Si ce premier point montre les impacts de la théorie du penseur dans les relations extérieures, il faut savoir que ceux sur la politique à l'intérieur d'un pays peuvent être également importants, si ce n'est plus. En effet, quand un chef d'état assume ses fonctions, il jure fidélité au peuple qui l'a permis d'accéder à cette charge. Les actions du nouveau chef d'état doivent être effectuées au nom du bien et du bonheur de ce dernier. Le trahir parfois, comme le recommande Machiavel, ce serait trahir ce qui a permis au souverain d'accéder à cette place, et de trahir donc les fondations de son pouvoir. De plus, cela ne passerait pas inaperçu, car c'est le peuple qui récolte directement ce que sème son souverain. Il n'est donc pas difficile pour le peuple de constater que le souverain leur a menti. Cela peut amener des révoltes, voire des révolutions, qui remettront totalement en cause le pouvoir alors en place. La théorie de Machiavel sur la façon de gouverner s'avère donc inopportune aussi bien à l'extérieur qu'à l'intérieur d'un état. 

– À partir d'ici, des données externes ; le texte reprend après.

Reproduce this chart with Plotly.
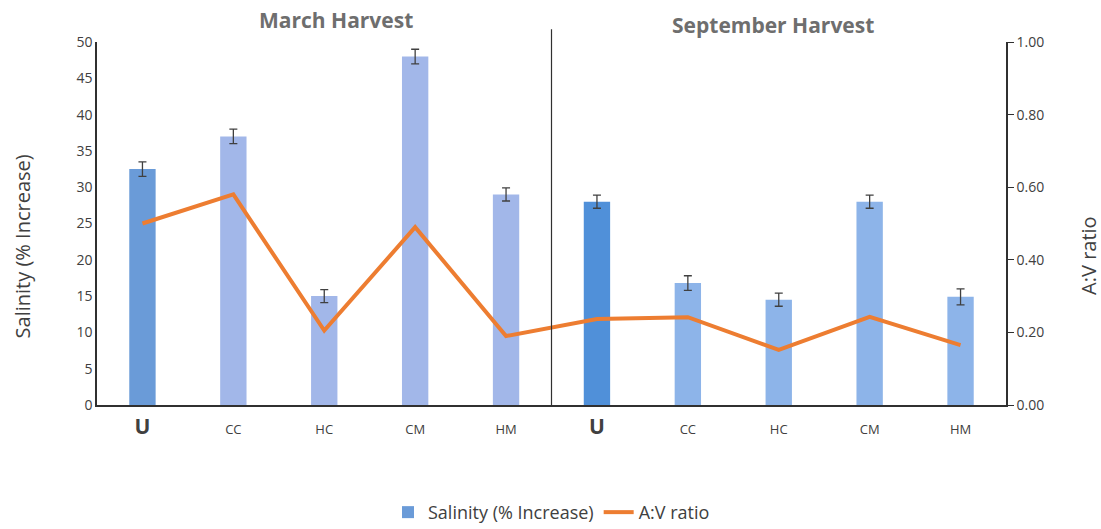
import plotly.graph_objects as go

categories = ["U", "CC", "HC", "CM", "HM", "U", "CC", "HC", "CM", "HM"]
cat_ids = ["U-Mar", "CC-Mar", "HC-Mar", "CM-Mar", "HM-Mar",
           "U-Sep", "CC-Sep", "HC-Sep", "CM-Sep", "HM-Sep"]
salinity = [32.5, 37.0, 15.0, 48.0, 29.0, 28.0, 16.8, 14.5, 28.0, 14.9]
salinity_err = [1.0, 1.0, 0.9, 1.0, 0.9, 0.9, 1.0, 0.9, 0.9, 1.1]
av_ratio = [0.50, 0.58, 0.205, 0.49, 0.19, 0.237, 0.242, 0.152, 0.243, 0.165]
bar_colors = ["#6a9bd8", "#a2b7e9", "#a2b7e9", "#a2b7e9", "#a2b7e9",
              "#5090d9", "#8db4e9", "#8db4e9", "#8db4e9", "#8db4e9"]
left_ticks = list(range(0, 55, 5))
right_ticks = [0.0, 0.2, 0.4, 0.6, 0.8, 1.0]

font = "Open Sans, Liberation Sans, sans-serif"
txt = "#404040"

ticktext = [("<span style='font-size:21px'><b>%s</b></span>" % c) if c == "U" else c
            for c in categories]

fig = go.Figure()
fig.add_trace(go.Bar(
    x=cat_ids, y=salinity, name="Salinity (% Increase)",
    marker=dict(color=bar_colors, line=dict(width=0)),
    width=0.29,
    error_y=dict(type="data", array=salinity_err, color="#404040",
                 thickness=1.3, width=4),
))
fig.add_trace(go.Scatter(
    x=cat_ids, y=av_ratio, name="A:V ratio", yaxis="y2", mode="lines",
    line=dict(color="#ed7d31", width=4),
))

fig.add_shape(type="line", xref="x", yref="paper", x0=4.5, x1=4.5,
              y0=0, y1=1.035, line=dict(color="#303030", width=1.2))

fig.add_annotation(text="<b>March Harvest</b>", xref="paper", yref="paper",
                   x=0.263, y=1.06, xanchor="center", yanchor="middle", showarrow=False,
                   font=dict(family=font, size=21, color="#6e6e6e"))
fig.add_annotation(text="<b>September Harvest</b>", xref="paper", yref="paper",
                   x=0.744, y=1.047, xanchor="center", yanchor="middle", showarrow=False,
                   font=dict(family=font, size=21, color="#6e6e6e"))
# axis titles
fig.add_annotation(text="Salinity (% Increase)", xref="paper", yref="paper",
                   x=-0.0825, y=0.437, xanchor="center", yanchor="middle",
                   textangle=-90, showarrow=False,
                   font=dict(family=font, size=20, color=txt))
fig.add_annotation(text="A:V ratio", xref="paper", yref="paper",
                   x=1.09, y=0.413, xanchor="center", yanchor="middle",
                   textangle=-90, showarrow=False,
                   font=dict(family=font, size=20, color=txt))

fig.update_layout(
    width=1101, height=529,
    margin=dict(l=97, r=95, t=42, b=124, autoexpand=False),
    paper_bgcolor="white", plot_bgcolor="white",
    font=dict(family=font, size=13, color=txt),
    showlegend=True,
    legend=dict(orientation="h", x=0.5, xanchor="center", y=-0.245, yanchor="top",
                font=dict(size=18, color=txt)),
    xaxis=dict(type="category", tickmode="array", tickvals=cat_ids, ticktext=ticktext,
               showline=True, linecolor="#303030", linewidth=1.5, automargin=False,
               ticks="", showgrid=False, tickfont=dict(size=13, color=txt),
               ticklabelstandoff=12),
    yaxis=dict(range=[0, 50], tickvals=left_ticks, showline=True, automargin=False,
               linecolor="#303030", linewidth=1.5, showgrid=False, zeroline=False,
               ticks="", tickfont=dict(size=14, color=txt)),
    yaxis2=dict(range=[0, 1], tickvals=right_ticks, tickformat=".2f", automargin=False,
                overlaying="y", side="right", showline=True, linecolor="#303030",
                linewidth=1.5, showgrid=False, zeroline=False, ticks="outside",
                ticklen=6, tickcolor="#303030", tickfont=dict(size=14, color=txt)),
    bargap=0.7,
)

fig.write_html("out.html", config={"displayModeBar": False},
               post_script="document.body.style.margin='0';")
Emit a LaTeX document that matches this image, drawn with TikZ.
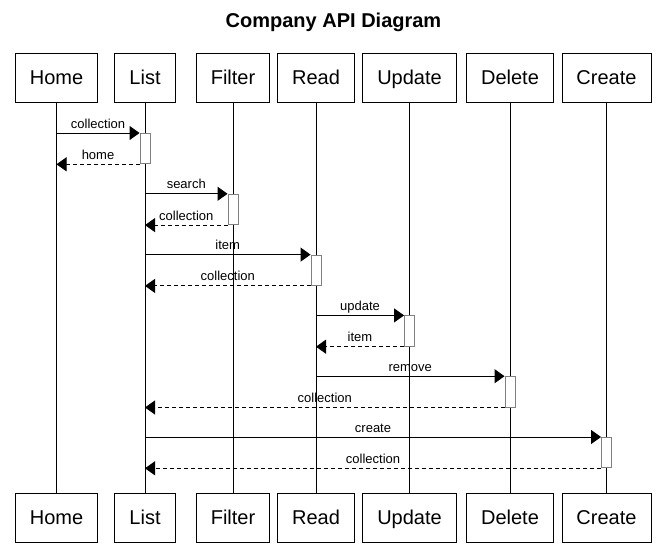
\documentclass[tikz,border=0pt]{standalone}
\usepackage{fontspec}
\setmainfont{Liberation Sans}
\usetikzlibrary{arrows.meta}

\begin{document}
\begin{tikzpicture}[x=1pt,y=-1pt,line width=0.9pt,
  actor/.style={draw,minimum height=49pt,inner xsep=14.5pt,text height=14.5pt,text depth=0pt,
                font=\fontsize{20}{24}\selectfont},
  act/.style={draw=gray,fill=white,anchor=north,minimum width=10pt,minimum height=30.4pt,inner sep=0pt},
  call/.style={-{Triangle[length=10pt,width=14pt]}},
  reply/.style={call,dash pattern=on 4pt off 3pt},
  msg/.style={midway,anchor=base,yshift=5pt,inner sep=0pt,font=\fontsize{13}{15}\selectfont}]
  \useasboundingbox (0,0) rectangle (667,552);

  \node[font=\bfseries\fontsize{20}{24}\selectfont] (title) at (333.5,22) {Company API Diagram};

  % participants, top and bottom, with their lifelines
  \foreach \n/\t/\x in {home/Home/56.5, list/List/145, filter/Filter/233, read/Read/316,
                        update/Update/409.5, delete/Delete/510, create/Create/606.5} {
    \node[actor] (\n) at (\x,77.5) {\t};
    \node[actor] (\n-b) at (\x,517.5) {\t};
    \draw (\n) -- (\n-b);
  }

  % activations
  \node[act] (a1) at (145,133) {};
  \node[act] (a2) at (233,193.8) {};
  \node[act] (a3) at (316,254.6) {};
  \node[act] (a4) at (409.5,315.4) {};
  \node[act] (a5) at (510,376.2) {};
  \node[act] (a6) at (606.5,437) {};

  % messages
  \draw[call] (home |- a1.north west) -- (a1.north west) node[msg] {collection};
  \draw[reply] (a1.south west) -- (home |- a1.south west) node[msg] {home};
  \draw[call] (list |- a2.north west) -- (a2.north west) node[msg] {search};
  \draw[reply] (a2.south west) -- (list |- a2.south west) node[msg] {collection};
  \draw[call] (list |- a3.north west) -- (a3.north west) node[msg] {item};
  \draw[reply] (a3.south west) -- (list |- a3.south west) node[msg] {collection};
  \draw[call] (read |- a4.north west) -- (a4.north west) node[msg] {update};
  \draw[reply] (a4.south west) -- (read |- a4.south west) node[msg] {item};
  \draw[call] (read |- a5.north west) -- (a5.north west) node[msg] {remove};
  \draw[reply] (a5.south west) -- (list |- a5.south west) node[msg] {collection};
  \draw[call] (list |- a6.north west) -- (a6.north west) node[msg] {create};
  \draw[reply] (a6.south west) -- (list |- a6.south west) node[msg] {collection};
\end{tikzpicture}
\end{document}
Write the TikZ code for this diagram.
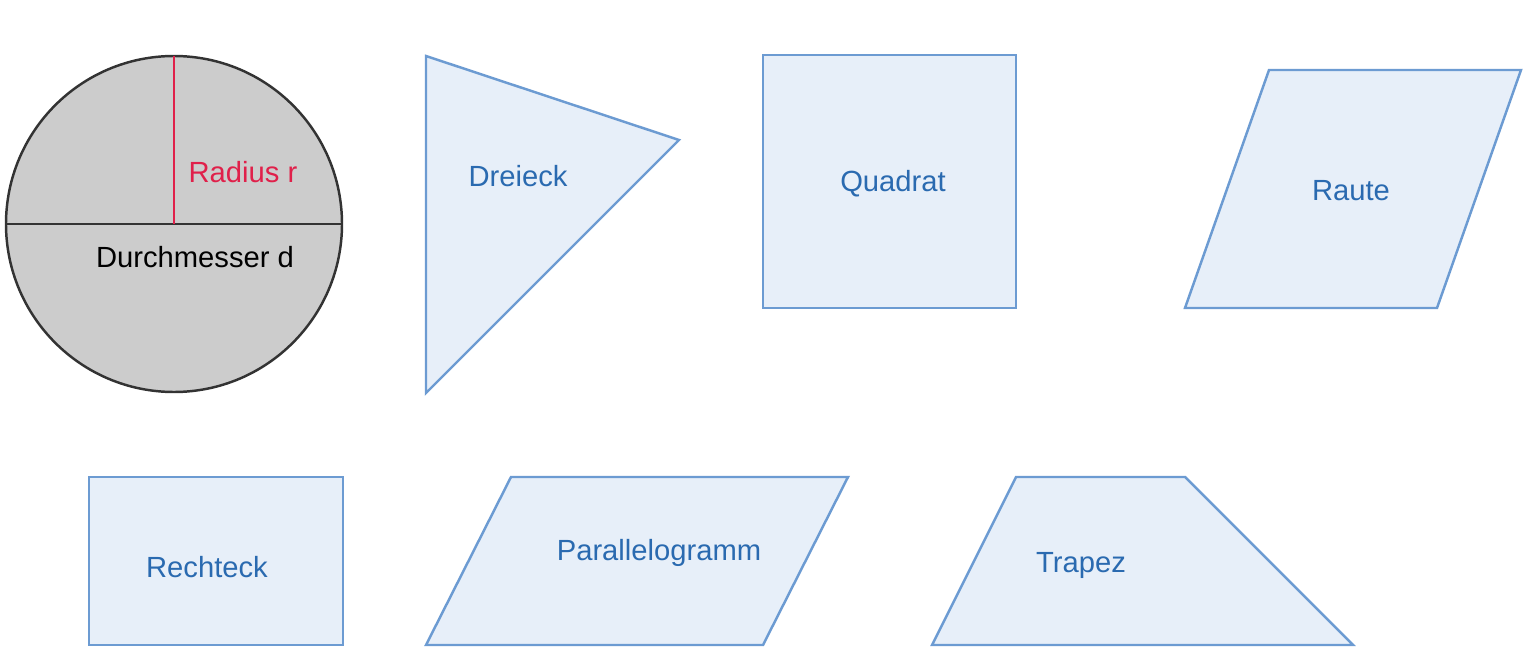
\documentclass[tikz,border=0pt]{standalone}
\usepackage{fontspec}
\setmainfont{Liberation Sans}
\begin{document}
\begin{tikzpicture}[x=0.01cm,y=-0.01cm,
  shp/.style={draw=shapeblue,fill=shapefill,line width=0.7pt},
  lbl/.style={text=textblue,font=\fontsize{8.3}{10}\selectfont},
  line join=miter]
\definecolor{shapeblue}{HTML}{6C9BD2}
\definecolor{shapefill}{HTML}{E7EFF9}
\definecolor{textblue}{HTML}{2A6AB0}
\definecolor{radred}{HTML}{E0204A}
\useasboundingbox (0,0) rectangle (1536,670);
% circle
\draw[fill=black!20,draw=black!80,line width=0.7pt] (174,224) circle[radius=168];
\coordinate (cl) at (6,224); \coordinate (cr) at (342,224);
\coordinate (cc) at (174,224); \coordinate (ct) at (174,56);
\draw[black!80,line width=0.7pt] (cl) -- (cr);
\draw[radred,line width=0.7pt] (ct) -- (cc);
\node[text=radred,font=\fontsize{8.3}{10}\selectfont] (rad) at (243,172) {Radius r};
\node[font=\fontsize{8.3}{10}\selectfont] (dm) at (195,257) {Durchmesser d};
% shapes
\draw[shp] (426,56) -- (679,140) -- (426,393) -- cycle;
\node[lbl] (dreieck) at (518,176) {Dreieck};
\draw[shp] (763,55) rectangle (1016,308);
\node[lbl] (quadrat) at (893,184) {Quadrat};
\draw[shp] (1269,70) -- (1521,70) -- (1437,308) -- (1185,308) -- cycle;
\node[lbl] (raute) at (1351,191) {Raute};
\draw[shp] (89,477) rectangle (343,645);
\node[lbl] (rechteck) at (207,567) {Rechteck};
\draw[shp] (511,477) -- (848,477) -- (763,645) -- (426,645) -- cycle;
\node[lbl] (para) at (659,553) {Parallelogramm};
\draw[shp] (1016,477) -- (1185,477) -- (1353,645) -- (932,645) -- cycle;
\node[lbl] (trapez) at (1081,565) {Trapez};
\end{tikzpicture}
\end{document}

De plus, pour vivre pleinement, l'homme se doit d'être soumis à des lois, des règles précises. Si ces dernières n'existeraient pas, le monde ne pourrait pas offrir assez d'espaces aux libertés de chacun, et cela créerait de nombreuses querelles entre les individus. Or, cette vision de la politique de Machiavel postulerait que les lois peuvent ne pas être respectées par un Prince, quand cela lui semble juste. Le non respect de règles de la part du souverain ferait donc indéniablement basculer la société humaine vers une certaine forme d'anarchie. Par ailleurs, si c'est la personne la plus importante d'un état qui s'avère être un hors-la-loi, cela ne peut être qu'un mauvais exemple à suivre pour son peuple. 

 

Tout cela montre donc que la théorie de Machiavel sur la manière de gouvernerr d'un Prince est fausse. Le principe de cette théorie, c'est à dire le non-respect des lois, porterait irrémédiablement la société humaine à sa perte, car elle renierait ce sur quoi elle se fonde.